* _Set problem_
Quote only the lines from the top of the listing below down to and including the line with "yticks = list(range(3800, 5001, 200))".
[start]
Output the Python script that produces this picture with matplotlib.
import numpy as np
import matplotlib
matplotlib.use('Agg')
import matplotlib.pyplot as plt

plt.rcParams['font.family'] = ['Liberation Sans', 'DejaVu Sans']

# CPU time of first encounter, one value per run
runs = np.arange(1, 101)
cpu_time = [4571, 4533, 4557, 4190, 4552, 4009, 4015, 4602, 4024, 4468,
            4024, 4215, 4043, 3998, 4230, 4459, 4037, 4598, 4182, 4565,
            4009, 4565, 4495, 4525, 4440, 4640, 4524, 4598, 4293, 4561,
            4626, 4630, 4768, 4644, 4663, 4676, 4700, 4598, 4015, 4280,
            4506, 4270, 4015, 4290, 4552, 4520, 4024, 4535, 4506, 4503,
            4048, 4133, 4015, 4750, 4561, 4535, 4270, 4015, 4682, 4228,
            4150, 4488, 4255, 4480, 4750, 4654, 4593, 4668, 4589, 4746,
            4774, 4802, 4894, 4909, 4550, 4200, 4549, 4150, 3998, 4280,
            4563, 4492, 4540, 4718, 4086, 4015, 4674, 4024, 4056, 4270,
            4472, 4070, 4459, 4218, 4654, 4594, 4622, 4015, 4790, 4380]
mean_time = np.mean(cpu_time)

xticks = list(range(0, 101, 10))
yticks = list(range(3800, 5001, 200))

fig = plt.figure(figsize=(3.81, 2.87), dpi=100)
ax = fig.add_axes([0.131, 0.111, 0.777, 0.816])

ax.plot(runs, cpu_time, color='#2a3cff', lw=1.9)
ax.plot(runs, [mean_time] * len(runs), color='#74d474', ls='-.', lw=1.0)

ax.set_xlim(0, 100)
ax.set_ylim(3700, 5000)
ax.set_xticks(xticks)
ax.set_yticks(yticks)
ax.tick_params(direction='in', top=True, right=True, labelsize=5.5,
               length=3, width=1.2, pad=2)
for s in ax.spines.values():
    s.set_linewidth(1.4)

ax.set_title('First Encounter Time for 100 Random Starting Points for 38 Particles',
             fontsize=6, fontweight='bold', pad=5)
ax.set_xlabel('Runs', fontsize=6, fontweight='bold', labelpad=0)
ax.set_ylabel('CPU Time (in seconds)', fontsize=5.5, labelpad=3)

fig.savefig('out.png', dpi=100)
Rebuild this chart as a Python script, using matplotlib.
[end]
* _Task answer_
Output the Python script that produces this picture with matplotlib.
import numpy as np
import matplotlib
matplotlib.use('Agg')
import matplotlib.pyplot as plt

plt.rcParams['font.family'] = ['Liberation Sans', 'DejaVu Sans']

# CPU time of first encounter, one value per run
runs = np.arange(1, 101)
cpu_time = [4571, 4533, 4557, 4190, 4552, 4009, 4015, 4602, 4024, 4468,
            4024, 4215, 4043, 3998, 4230, 4459, 4037, 4598, 4182, 4565,
            4009, 4565, 4495, 4525, 4440, 4640, 4524, 4598, 4293, 4561,
            4626, 4630, 4768, 4644, 4663, 4676, 4700, 4598, 4015, 4280,
            4506, 4270, 4015, 4290, 4552, 4520, 4024, 4535, 4506, 4503,
            4048, 4133, 4015, 4750, 4561, 4535, 4270, 4015, 4682, 4228,
            4150, 4488, 4255, 4480, 4750, 4654, 4593, 4668, 4589, 4746,
            4774, 4802, 4894, 4909, 4550, 4200, 4549, 4150, 3998, 4280,
            4563, 4492, 4540, 4718, 4086, 4015, 4674, 4024, 4056, 4270,
            4472, 4070, 4459, 4218, 4654, 4594, 4622, 4015, 4790, 4380]
mean_time = np.mean(cpu_time)

xticks = list(range(0, 101, 10))
yticks = list(range(3800, 5001, 200))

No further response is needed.